Он не был уверен, видит ли его спутница то же самое, но, когда они проезжали мимо продовольственного магазина с надписью «КОМИССИОННЫЙ — ИМПОРТНЫЕ ТОВАРЫ», перед которым, несмотря на внезапно поваливший снег с дождем, толпились люди, услыхал ее голос:
— Снег — летом? А вы обратили внимание, как они одеты?!
Машина ползла в веренице автомобилей, разбрызгивая грязную жижу. Осенние пальто, плащи, дубленки, береты, шапки, сапоги и ботинки прохожих, казалось, взяты напрокат на складе киностудии, но на маскарад это не было похоже. На лицах — усталых, серых — отпечатались безнадежность и опаска. Машину с доктором и его спутницей провожали недружелюбные взгляды.
— Куда мы попали? — спросила она с нескрываемой тревогой. — Что, не было другой дороги?
— Сюда нас направили, — резонно ответил доктор. И, включая щетки, добавил: — И правда очень странный объезд.

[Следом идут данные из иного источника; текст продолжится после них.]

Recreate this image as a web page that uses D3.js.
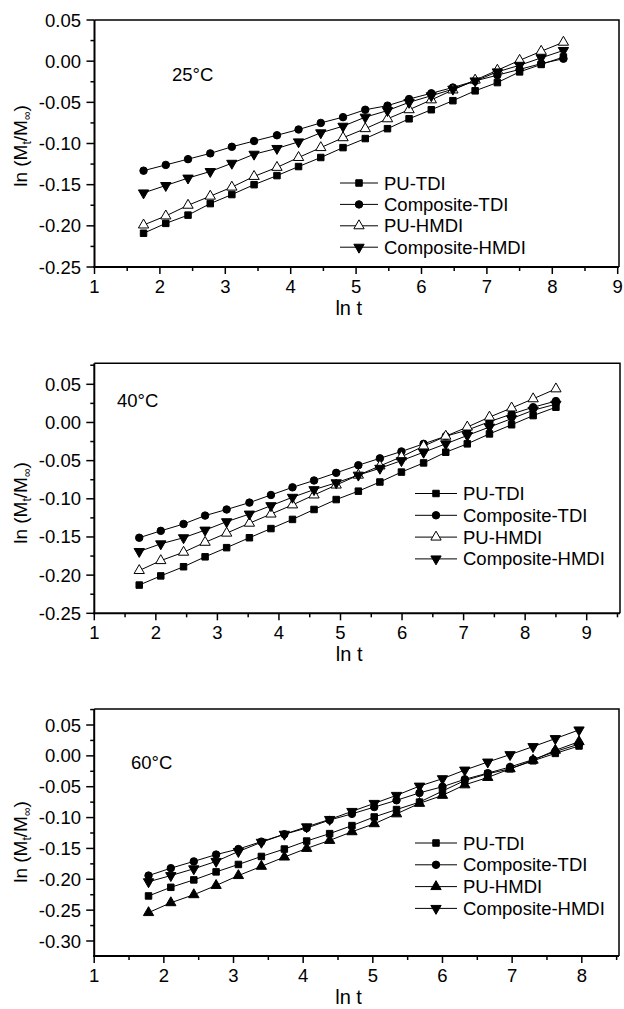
<!DOCTYPE html>
<html>
<head>
<meta charset="utf-8">
<script src="https://cdn.jsdelivr.net/npm/d3@7/dist/d3.min.js"></script>
<style>
  body { margin: 0; background: #fff; }
  text { font-family: "Liberation Sans", Arial, sans-serif; fill: #000; }
</style>
</head>
<body>
<svg id="canvas" width="624" height="1009"></svg>
<script>
// series names and legend order
const seriesNames = ["PU-TDI", "Composite-TDI", "PU-HMDI", "Composite-HMDI"];

// 25°C
const lnT25 = [1.75, 2.09, 2.43, 2.77, 3.10, 3.44, 3.79, 4.12, 4.46, 4.80, 5.14, 5.48, 5.81, 6.15, 6.48, 6.82, 7.16, 7.50, 7.83, 8.17];
const puTdi25 = [-0.209, -0.197, -0.187, -0.173, -0.162, -0.150, -0.139, -0.128, -0.117, -0.105, -0.094, -0.082, -0.070, -0.059, -0.048, -0.036, -0.026, -0.013, -0.004, 0.005];
const compTdi25 = [-0.133, -0.126, -0.119, -0.112, -0.104, -0.097, -0.090, -0.083, -0.075, -0.068, -0.059, -0.054, -0.046, -0.039, -0.032, -0.024, -0.017, -0.010, -0.003, 0.003];
const puHmdi25 = [-0.199, -0.188, -0.175, -0.164, -0.153, -0.140, -0.129, -0.117, -0.105, -0.093, -0.082, -0.070, -0.059, -0.047, -0.035, -0.023, -0.011, 0.001, 0.012, 0.023];
const compHmdi25 = [-0.160, -0.151, -0.142, -0.134, -0.124, -0.113, -0.106, -0.098, -0.087, -0.079, -0.068, -0.060, -0.050, -0.042, -0.034, -0.024, -0.013, -0.005, 0.004, 0.013];

// 40°C
const lnT40 = [1.73, 2.08, 2.45, 2.80, 3.15, 3.52, 3.87, 4.22, 4.57, 4.93, 5.29, 5.64, 5.99, 6.35, 6.71, 7.06, 7.42, 7.78, 8.13, 8.50];
const puTdi40 = [-0.213, -0.201, -0.189, -0.176, -0.164, -0.151, -0.139, -0.127, -0.114, -0.101, -0.090, -0.078, -0.065, -0.053, -0.039, -0.028, -0.015, -0.003, 0.009, 0.020];
const compTdi40 = [-0.151, -0.142, -0.133, -0.122, -0.114, -0.105, -0.095, -0.085, -0.076, -0.066, -0.056, -0.047, -0.038, -0.028, -0.018, -0.010, 0.001, 0.011, 0.020, 0.028];
const puHmdi40 = [-0.194, -0.181, -0.170, -0.157, -0.145, -0.132, -0.120, -0.108, -0.095, -0.082, -0.069, -0.057, -0.045, -0.031, -0.018, -0.006, 0.007, 0.019, 0.031, 0.044];
const compHmdi40 = [-0.169, -0.159, -0.151, -0.141, -0.130, -0.120, -0.109, -0.098, -0.088, -0.079, -0.069, -0.060, -0.050, -0.039, -0.028, -0.017, -0.006, 0.005, 0.016, 0.024];

// 60°C
const lnT60 = [1.78, 2.10, 2.43, 2.75, 3.07, 3.40, 3.73, 4.05, 4.38, 4.70, 5.02, 5.34, 5.67, 6.00, 6.32, 6.65, 6.97, 7.30, 7.62, 7.96];
const puTdi60 = [-0.227, -0.213, -0.201, -0.188, -0.176, -0.163, -0.151, -0.138, -0.126, -0.113, -0.099, -0.087, -0.075, -0.057, -0.040, -0.029, -0.021, -0.008, 0.004, 0.016];
const compTdi60 = [-0.194, -0.182, -0.171, -0.160, -0.151, -0.139, -0.127, -0.117, -0.104, -0.094, -0.083, -0.072, -0.060, -0.050, -0.038, -0.028, -0.018, -0.006, 0.007, 0.019];
const puHmdi60 = [-0.254, -0.238, -0.225, -0.210, -0.194, -0.179, -0.164, -0.150, -0.137, -0.123, -0.110, -0.094, -0.077, -0.064, -0.047, -0.035, -0.021, -0.007, 0.009, 0.023];
const compHmdi60 = [-0.204, -0.194, -0.183, -0.171, -0.155, -0.140, -0.127, -0.115, -0.103, -0.090, -0.077, -0.064, -0.049, -0.037, -0.023, -0.010, 0.002, 0.015, 0.028, 0.042];

// tick labels
const xTicks25 = [1, 2, 3, 4, 5, 6, 7, 8, 9];
const xTicks40 = [1, 2, 3, 4, 5, 6, 7, 8, 9];
const xTicks60 = [1, 2, 3, 4, 5, 6, 7, 8];
const yTicks25 = [-0.25, -0.20, -0.15, -0.10, -0.05, 0.00, 0.05];
const yTicks40 = [-0.25, -0.20, -0.15, -0.10, -0.05, 0.00, 0.05];
const yTicks60 = [-0.30, -0.25, -0.20, -0.15, -0.10, -0.05, 0.00, 0.05];

let canvas = d3.select("#canvas");

const symbolSquare = d3.symbol().type(d3.symbolSquare).size(42);
const symbolCircle = d3.symbol().type(d3.symbolCircle).size(44);
const symbolTri = d3.symbol().type(d3.symbolTriangle).size(46);

// marker style per series; openTri = hollow up-triangle
const markerFor = (idx, openTri) => {
  if (idx == 0) return { path: symbolSquare(), rot: 0, fill: "#000" };
  if (idx == 1) return { path: symbolCircle(), rot: 0, fill: "#000" };
  if (idx == 2) return { path: symbolTri(), rot: 0, fill: openTri ? "#fff" : "#000" };
  return { path: symbolTri(), rot: 180, fill: "#000" };
};

const panels = [
  {
    label: "25°C", labelX: 172, labelY: 81,
    x: lnT25, ys: [puTdi25, compTdi25, puHmdi25, compHmdi25],
    xDomain: [1, 9], xRange: [94.5, 617.7], right: 619,
    yDomain: [-0.25, 0.05], yRange: [267, 20],
    xTicks: xTicks25, yTicks: yTicks25, openTri: true,
    legendX: 340, legendW: 38, legendY: 183, legendStep: 21.4,
    yTitleY: 146
  },
  {
    label: "40°C", labelX: 117, labelY: 407,
    x: lnT40, ys: [puTdi40, compTdi40, puHmdi40, compHmdi40],
    xDomain: [1, 9], xRange: [94.3, 586.7], right: 620,
    yDomain: [-0.25, 0.05], yRange: [613.3, 384.3], top: 363.3,
    xTicks: xTicks40, yTicks: yTicks40, openTri: true,
    legendX: 415, legendW: 42, legendY: 493.5, legendStep: 21.8,
    yTitleY: 503
  },
  {
    label: "60°C", labelX: 131, labelY: 769,
    x: lnT60, ys: [puTdi60, compTdi60, puHmdi60, compHmdi60],
    xDomain: [1, 8], xRange: [94.2, 581.8], right: 619,
    yDomain: [-0.30, 0.05], yRange: [941, 725], top: 709, bottom: 956,
    xTicks: xTicks60, yTicks: yTicks60, openTri: false,
    legendX: 415, legendW: 42, legendY: 843, legendStep: 21.8,
    yTitleY: 842
  }
];

const fmt = (d) => (Math.abs(d) < 1e-9 ? 0 : d).toFixed(2);

panels.forEach((p) => {
  const x = d3.scaleLinear().domain(p.xDomain).range(p.xRange);
  const y = d3.scaleLinear().domain(p.yDomain).range(p.yRange);
  const left = x(p.xDomain[0]);
  const top = p.top != null ? p.top : y(p.yDomain[1]);
  const bottom = p.bottom != null ? p.bottom : y(p.yDomain[0]);
  const xMax = x.invert(p.right);
  const yMin = y.invert(bottom);
  const yMax = y.invert(top);

  let g = canvas.append("g");

  // frame (top + right)
  g.append("path")
    .attr("d", `M${left},${top}H${p.right}V${bottom}`)
    .attr("fill", "none")
    .attr("stroke", "#000")
    .attr("stroke-width", 1.5);

  // minor ticks
  const xMinor = d3.range(p.xDomain[0] + 0.5, xMax + 1e-6, 1);
  const yMinor = d3.range(-0.375, yMax + 1e-6, 0.05).filter((v) => v > yMin);
  g.selectAll(".xminor").data(xMinor).enter().append("line")
    .attr("x1", (d) => x(d)).attr("x2", (d) => x(d))
    .attr("y1", bottom).attr("y2", bottom + 4)
    .attr("stroke", "#000").attr("stroke-width", 1.5);
  g.selectAll(".yminor").data(yMinor).enter().append("line")
    .attr("y1", (d) => y(d)).attr("y2", (d) => y(d))
    .attr("x1", left).attr("x2", left - 4)
    .attr("stroke", "#000").attr("stroke-width", 1.5);

  // major ticks + labels
  g.selectAll(".xmajor").data(p.xTicks).enter().append("line")
    .attr("x1", (d) => x(d)).attr("x2", (d) => x(d))
    .attr("y1", bottom).attr("y2", bottom + 7)
    .attr("stroke", "#000").attr("stroke-width", 1.5);
  g.selectAll(".xlab").data(p.xTicks).enter().append("text")
    .attr("x", (d) => x(d)).attr("y", bottom + 26)
    .attr("text-anchor", "middle")
    .style("font-size", "18.5px")
    .text((d) => d);
  g.selectAll(".ymajor").data(p.yTicks).enter().append("line")
    .attr("y1", (d) => y(d)).attr("y2", (d) => y(d))
    .attr("x1", left).attr("x2", left - 8)
    .attr("stroke", "#000").attr("stroke-width", 1.5);
  g.selectAll(".ylab").data(p.yTicks).enter().append("text")
    .attr("x", 81).attr("y", (d) => y(d) + 6.5)
    .attr("text-anchor", "end")
    .style("font-size", "18.5px")
    .text(fmt);

  // axis lines
  g.append("line").attr("x1", left).attr("x2", left).attr("y1", top).attr("y2", bottom + 1)
    .attr("stroke", "#000").attr("stroke-width", 2);
  g.append("line").attr("x1", left - 1).attr("x2", p.right).attr("y1", bottom).attr("y2", bottom)
    .attr("stroke", "#000").attr("stroke-width", 2);

  // axis titles
  g.append("text")
    .attr("x", (left + p.right) / 2 - 8).attr("y", bottom + 48)
    .attr("text-anchor", "middle")
    .style("font-size", "20px")
    .text("ln t");

  const yt = g.append("text")
    .attr("transform", `translate(27,${p.yTitleY}) rotate(-90)`)
    .attr("text-anchor", "middle")
    .style("font-size", "19px");
  yt.append("tspan").text("ln (M");
  yt.append("tspan").attr("dy", 4).style("font-size", "12px").text("t");
  yt.append("tspan").attr("dy", -4).text("/M");
  yt.append("tspan").attr("dy", 4).style("font-size", "12px").text("∞");
  yt.append("tspan").attr("dy", -4).text(")");

  // temperature label
  g.append("text")
    .attr("x", p.labelX).attr("y", p.labelY)
    .style("font-size", "18.5px")
    .text(p.label);

  // series
  const line = d3.line().x((d) => x(d[0])).y((d) => y(d[1]));
  p.ys.forEach((vals, idx) => {
    const pts = p.x.map((v, i) => [v, vals[i]]);
    g.append("path")
      .attr("d", line(pts))
      .attr("fill", "none")
      .attr("stroke", "#000")
      .attr("stroke-width", 1);
    const m = markerFor(idx, p.openTri);
    g.selectAll(".pt" + idx).data(pts).enter().append("path")
      .attr("d", m.path)
      .attr("transform", (d) => `translate(${x(d[0])},${y(d[1])}) rotate(${m.rot})`)
      .attr("fill", m.fill)
      .attr("stroke", "#000")
      .attr("stroke-width", 1);
  });

  // legend
  seriesNames.forEach((name, idx) => {
    const ly = p.legendY + idx * p.legendStep;
    g.append("line")
      .attr("x1", p.legendX).attr("x2", p.legendX + p.legendW)
      .attr("y1", ly).attr("y2", ly)
      .attr("stroke", "#000").attr("stroke-width", 1);
    const m = markerFor(idx, p.openTri);
    g.append("path")
      .attr("d", m.path)
      .attr("transform", `translate(${p.legendX + p.legendW / 2},${ly}) rotate(${m.rot})`)
      .attr("fill", m.fill)
      .attr("stroke", "#000")
      .attr("stroke-width", 1);
    g.append("text")
      .attr("x", p.legendX + p.legendW + 6).attr("y", ly + 6.5)
      .style("font-size", "18.5px")
      .text(name);
  });
});
</script>
</body>
</html>
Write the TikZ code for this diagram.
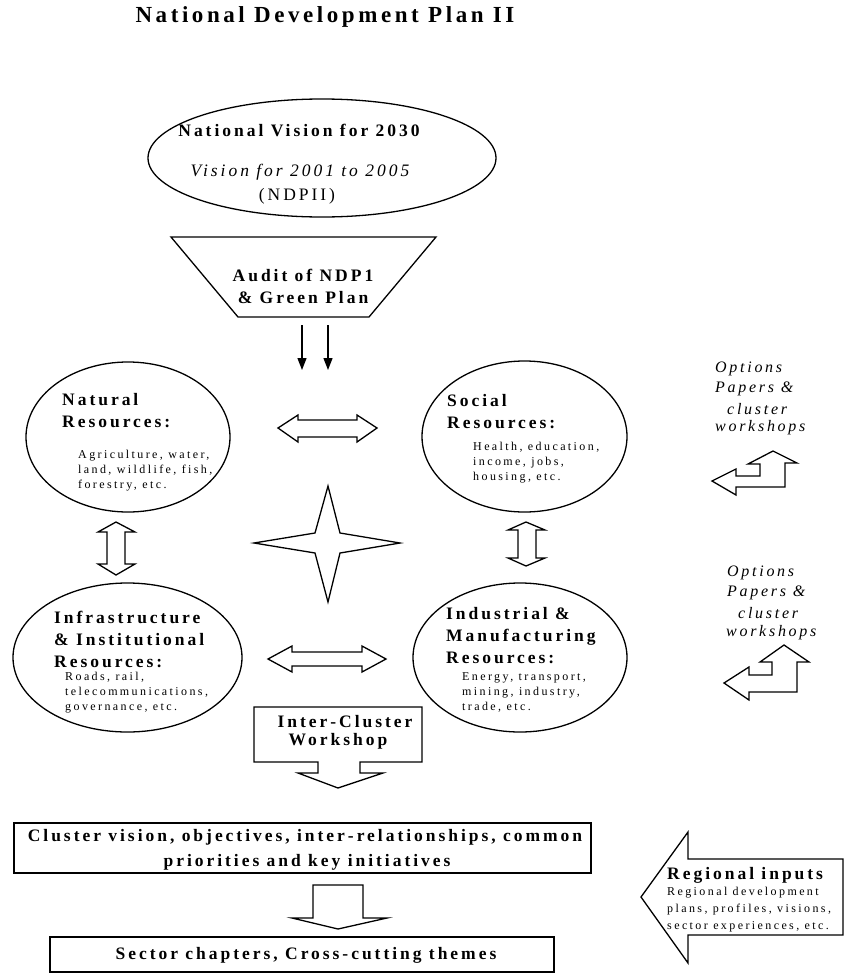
\documentclass[tikz,border=0pt]{standalone}
\usepackage{fontspec}
\setmainfont{Liberation Serif}
\newfontfamily\lsb[LetterSpace=17]{Liberation Serif}
\newfontfamily\lss[LetterSpace=20]{Liberation Serif}
\newfontfamily\lst[LetterSpace=15.5]{Liberation Serif}
\usetikzlibrary{shapes.geometric,arrows.meta}
\tikzset{
  bt/.style={inner sep=0pt, font=\lsb\bfseries\fontsize{17.5}{22}\selectfont},
  st/.style={inner sep=0pt, font=\lss\fontsize{12}{15}\selectfont, align=left, anchor=west},
  it/.style={inner sep=0pt, font=\lsb\itshape\fontsize{16}{20}\selectfont, anchor=west},
  shp/.style={draw, line width=1.3pt, line join=miter},
  ell/.style={ellipse, draw, line width=1.3pt, inner sep=0pt},
  darr/.style={line width=1.3pt, -{Triangle[width=9pt,length=12pt]}},
}
\begin{document}
\begin{tikzpicture}[x=1pt,y=-1pt]
\useasboundingbox (0,0) rectangle (844,977);
% title
\node[inner sep=0pt, font=\lst\bfseries\fontsize{23}{27}\selectfont] (title) at (325,17) {National Development Plan II};

% vision ellipse
\node[ell, minimum width=348pt, minimum height=118pt] (vis) at (322,158) {};
\node[bt] (vis1) at (299,130) {National Vision for 2030};
\node[inner sep=0pt, font=\lsb\itshape\fontsize{17.5}{22}\selectfont] (vis2) at (300,172) {Vision for 2001 to 2005};
\node[inner sep=0pt, font=\lsb\fontsize{17.5}{22}\selectfont] (vis3) at (297,196) {(NDPII)};

% audit trapezoid
\draw[shp] (171,237) -- (436,237) -- (369,317) -- (238,317) -- cycle;
\node[bt, align=center] (audit) at (303,286) {Audit of NDP1\\\& Green Plan};
\coordinate (a1s) at (302,325); \coordinate (a1e) at (302,370);
\coordinate (a2s) at (328,325); \coordinate (a2e) at (328,370);
\draw[darr] (a1s) -- (a1e);
\draw[darr] (a2s) -- (a2e);

% ellipses
\node[ell, minimum width=204pt, minimum height=150pt] (nat) at (128,437) {};
\node[ell, minimum width=205pt, minimum height=151pt] (soc) at (524.5,436.5) {};
\node[ell, minimum width=229pt, minimum height=149pt] (inf) at (127.5,657.5) {};
\node[ell, minimum width=214pt, minimum height=149pt] (ind) at (520,657.5) {};

\node[bt, align=left, anchor=west] (natt) at (62,411) {Natural\\Resources:};
\node[st] (nats) at (78,471) {Agriculture, water,\\land, wildlife, fish,\\forestry, etc.};
\node[bt, align=left, anchor=west] (soct) at (447,412) {Social\\Resources:};
\node[st] (socs) at (473,463) {Health, education,\\income, jobs,\\housing, etc.};
\node[bt, align=left, anchor=west] (inft) at (54,639.5) {Infrastructure\\\& Institutional\\Resources:};
\node[st] (infs) at (65,693) {Roads, rail,\\telecommunications,\\governance, etc.};
\node[bt, align=left, anchor=west] (indt) at (446,635.5) {Industrial \&\\Manufacturing\\Resources:};
\node[st] (inds) at (462,692) {Energy, transport,\\mining, industry,\\trade, etc.};

% block double arrows
\draw[shp] (278,428) -- (298,415) -- (298,420) -- (357,420) -- (357,415) -- (377,428) -- (357,442) -- (357,437) -- (298,437) -- (298,442) -- cycle;
\draw[shp] (268,659) -- (292,646) -- (292,652) -- (362,652) -- (362,646) -- (386,659) -- (362,672) -- (362,666) -- (292,666) -- (292,672) -- cycle;
\draw[shp] (116,522) -- (135,532) -- (125,532) -- (125,564) -- (135,564) -- (116,575) -- (98,564) -- (107,564) -- (107,532) -- (98,532) -- cycle;
\draw[shp] (526,522) -- (545,530) -- (536,530) -- (536,558) -- (545,558) -- (526,566) -- (508,558) -- (518,558) -- (518,530) -- (508,530) -- cycle;

% star
\draw[shp] (328,486) -- (340,533) -- (400,543) -- (340,553) -- (328,602) -- (315,553) -- (254,543) -- (315,533) -- cycle;

% options texts and bent arrows
\node[it] (o1a) at (715,369) {Options};
\node[it] (o1b) at (715,389) {Papers \&};
\node[it] (o1c) at (727,409) {cluster};
\node[it] (o1d) at (715,428) {workshops};
\draw[shp] (712,481) -- (736,469) -- (736,476) -- (760,476) -- (760,464) -- (748,464) -- (773,451) -- (797,463) -- (785,463) -- (785,487) -- (736,487) -- (736,495) -- cycle;

\node[it] (o2a) at (727,573) {Options};
\node[it] (o2b) at (727,593) {Papers \&};
\node[it] (o2c) at (738,613) {cluster};
\node[it] (o2d) at (726,633) {workshops};
\draw[shp] (724,683) -- (749,667) -- (749,675) -- (772,675) -- (772,662) -- (760,662) -- (784,645) -- (809,662) -- (797,662) -- (797,692) -- (749,692) -- (749,700) -- cycle;

% inter-cluster callout
\draw[shp] (254,707) -- (422,707) -- (422,762) -- (360,762) -- (360,773) -- (383,773) -- (338,788) -- (298,773) -- (318,773) -- (318,762) -- (254,762) -- cycle;
\node[bt] (ic1) at (345,722) {Inter\kern3pt-Cluster};
\node[bt] (ic2) at (338,741) {Workshop};

% cluster box
\draw[shp] (14,823) rectangle (591,873);
\node[bt] (cl1) at (305,837) {Cluster vision, objectives, inter\kern3pt-relationships, common};
\node[bt] (cl2) at (307,862) {priorities and key initiatives};

\draw[shp] (313,885) -- (363,885) -- (363,918) -- (387,918) -- (338,929) -- (292,918) -- (313,918) -- cycle;

% sector box
\draw[shp] (50,937) rectangle (554,972);
\node[bt] (sec) at (306,955) {Sector chapters, Cross-cutting themes};

% regional inputs arrow
\draw[shp] (641,897) -- (688,832) -- (688,859) -- (843,859) -- (843,935) -- (688,935) -- (688,963) -- cycle;
\node[bt, anchor=west] (reg) at (667,875) {Regional inputs};
\node[inner sep=0pt, font=\lss\fontsize{12}{17}\selectfont, align=left, anchor=west] (regs) at (667,910) {Regional development\\plans, profiles, visions,\\sector experiences, etc.};
\end{tikzpicture}
\end{document}
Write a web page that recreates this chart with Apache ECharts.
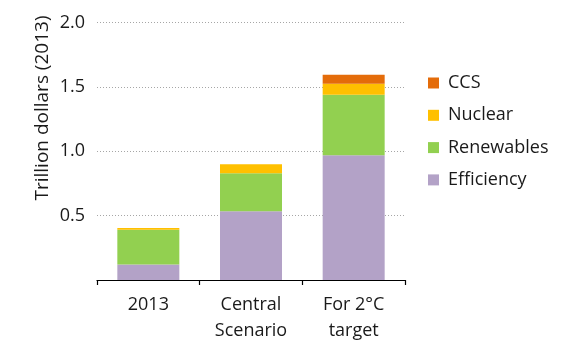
<!DOCTYPE html>
<html>
<head>
<meta charset="utf-8">
<script src="https://cdn.jsdelivr.net/npm/echarts@6/dist/echarts.min.js"></script>
<style>html,body{margin:0;padding:0;background:#fff}#c{width:570px;height:356px}</style>
</head>
<body>
<div id="c"></div>
<script>
var categories = ['2013', 'Central\nScenario', 'For 2°C\ntarget'];
var efficiency = [0.12, 0.535, 0.97];
var renewables = [0.27, 0.295, 0.47];
var nuclear = [0.015, 0.07, 0.085];
var ccs = [0, 0, 0.07];
var yTicks = [0, 0.5, 1.0, 1.5, 2.0];
var yAxisTitle = 'Trillion dollars (2013)';

var FONT = '"Open Sans", sans-serif';
var TXT = '#1a1a1a';
var FS = 18;
var chart = echarts.init(document.getElementById('c'), null, {renderer: 'canvas'});
function bar(name, data, color) {
  return {name: name, type: 'bar', stack: 'a', data: data, barWidth: 62,
    itemStyle: {color: color}, emphasis: {disabled: true}};
}
chart.setOption({
  animation: false,
  grid: {left: 97, right: 165, top: 22.7, bottom: 76},
  legend: {
    orient: 'vertical', left: 423, top: 69,
    itemWidth: 11, itemHeight: 11, itemGap: 14.3,
    icon: 'rect',
    data: ['CCS', 'Nuclear', 'Renewables', 'Efficiency'],
    textStyle: {fontFamily: FONT, fontSize: FS, color: TXT, lineHeight: 18, padding: [0, 0, 0, 4]}
  },
  xAxis: {
    type: 'category', data: categories,
    axisLine: {lineStyle: {color: '#000', width: 1.2}},
    axisTick: {show: true, length: 5, lineStyle: {color: '#000', width: 1.2}},
    axisLabel: {fontFamily: FONT, fontSize: FS, color: TXT, lineHeight: 26, margin: 12}
  },
  yAxis: {
    type: 'value', min: yTicks[0], max: yTicks[yTicks.length - 1], interval: 0.5,
    axisLine: {show: false}, axisTick: {show: false},
    axisLabel: {fontFamily: FONT, fontSize: FS, color: TXT, margin: 12,
      formatter: function (v) { return v === 0 ? '' : v.toFixed(1); }},
    splitLine: {lineStyle: {color: '#a6a6a6', type: [1, 2], width: 1}}
  },
  graphic: [{
    type: 'text', x: 43, y: 108, rotation: Math.PI / 2,
    style: {text: yAxisTitle, font: '19px "Open Sans", sans-serif', fill: TXT,
      textAlign: 'center', textVerticalAlign: 'middle'}
  }],
  series: [
    bar('Efficiency', efficiency, '#b3a2c7'),
    bar('Renewables', renewables, '#92d050'),
    bar('Nuclear', nuclear, '#ffc000'),
    bar('CCS', ccs, '#e46c0a')
  ]
});
</script>
</body>
</html>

Снег с дождем усиливался. Навстречу, обдавая прохожих грязью, проехали два военных бронетранспортера, а за ними «скорая» с включенной сиреной.
Спутница доктора была на грани истерики.
— Ну нельзя же так! — она чуть не плакала. — Должен быть хоть минимальный порядок По крайней мере с временами года! Бред какой-то!
Они застряли в пробке среди таких же заблудившихся автомобилей с растерянными водителями и пассажирами. Доктор внезапно сказал:
— Вы спрашивали, верю ли я в Бога. Вообще-то, я мог бы сказать, что, хотя и не ксендз, верю. Была у меня однажды встреча… Понимаете? Не озарение. Не интуиция. Не открытие. А именно встреча.
— С Богом? — немедленно спросила она и тотчас сама ответила: — Это же невозможно.
Однако спокойный, взвешенный рассказ доктора Левады, в другой обстановке, вероятно, никогда бы не решившегося на такое признание, слушала с каждой минутой все внимательнее.
— Я никогда никого в этом не убеждал, — начал доктор, — и ни на чем не настаиваю. Чудес не бывает. Да я и терпеть не могу чудеса. От них только тупеешь. Так вот, дело было в Париже. Я поехал туда работать. На стройке. Сразу после развода. У меня была одна цель: заработать на квартиру. Перемен у нас тогда не предвиделось. Генералы целовали ручки вдовам довоенных генералов. Короче говоря, однажды мне захотелось умереть. По-настоящему. Понимаете? Не покончить с собой, а умереть. Но возможно ли второе без первого? Возможно, если спуститься в ад. А что такое ад? Одиночество. Не одинокая жизнь — миллионы людей живут такой жизнью. Ад — одиночество холодное, сознательное; выбрав его однажды, отрезаешь себя от всего и всех. И тогда попадаешь в желаемое состояние — чистое и абсолютное Небытие.